Response To COVID-19: IHR Measurement At Scale In Cities

The last month has really hit home for many of us, literally.
Many of us forced to work remotely and distance ourselves from society.

Response To COVID-19: IHR Measurement At Scale In Cities

As we stay in our homes, turn on the news and scroll through our newsfeeds, we are inundated with the widespread of the COVID-19 commonly known as the Corona Virus on a global scale. Many of us are searching on Google to understand questions such as, “How did the virus originate?” “What are the current numbers of spread?” “What are the death rates?” “Is there a cure?” “What are the symptoms?” If you are not already expressing symptoms, the inundation of these streams is alone enough to give psychosomatic symptoms. How did we find ourselves here and what is the outlook for the future?

 

We have been doing our research, too, at IoTeedom. We want to understand the true impact and social implication this disease has had to our social well-being and economy. When we say economy, this is not the traditional sense as we know there have been many lay-offs, many workers not getting paid and many the inability to go to work. However, we want to understand how we can help share technology and data to help the economy recover and restructure faster. We must be more innovative and quicker in our responses. Particularly with the response and action to a mass spread of disease, an epidemic, moving forward. Many international leaders feared the short-run fall of the economy and held off 10 days or more without acknowledging the credibility of the threat. Our global population does not have 10 days to spare. All countries, with the start in China, reacted too late. There must be a much lower threshold considered of a highly infectious disease measurement in the International Health Regulations framework for a more adaptive response by city and municipality as well as international residents in contact with people or in these locations.

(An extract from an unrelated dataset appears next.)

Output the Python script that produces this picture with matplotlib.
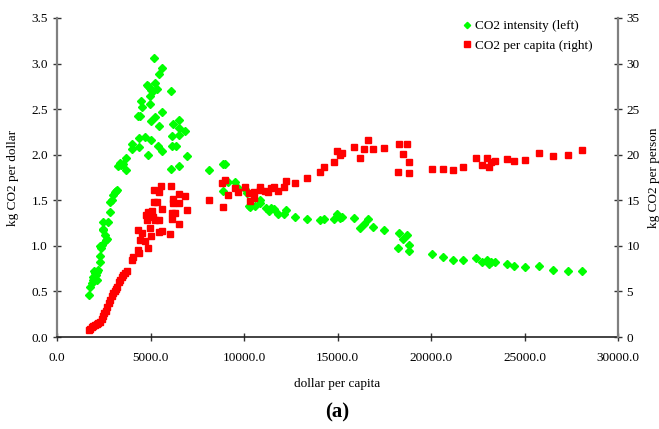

Within the last 10 days of isolation and quarantine in the top countries facing a threat, the disease has spread exponentially. We must understand the correlation social impact and sustainable development has on the long-run functionality of our economy. If we do not come out of this current status with different infrastructure, policy and measurement, we will continue to expect the different results with the same economic downturns we saw in 2008 and now in 2020. The economy is not built for homeostasis, currently. We cannot continue to have the traditional GDP and capitalist mindset.

It’s impossible in the current state and will take another 10 years of recovery. In 10 years, we will miss the UN 2030 SDG objective.

We must speed up the process scaling with social impact and quality for all our global citizens. Let technology and data lead the way for positive, ethical impact in our societies.We are no longer equipped to turn a blind eye.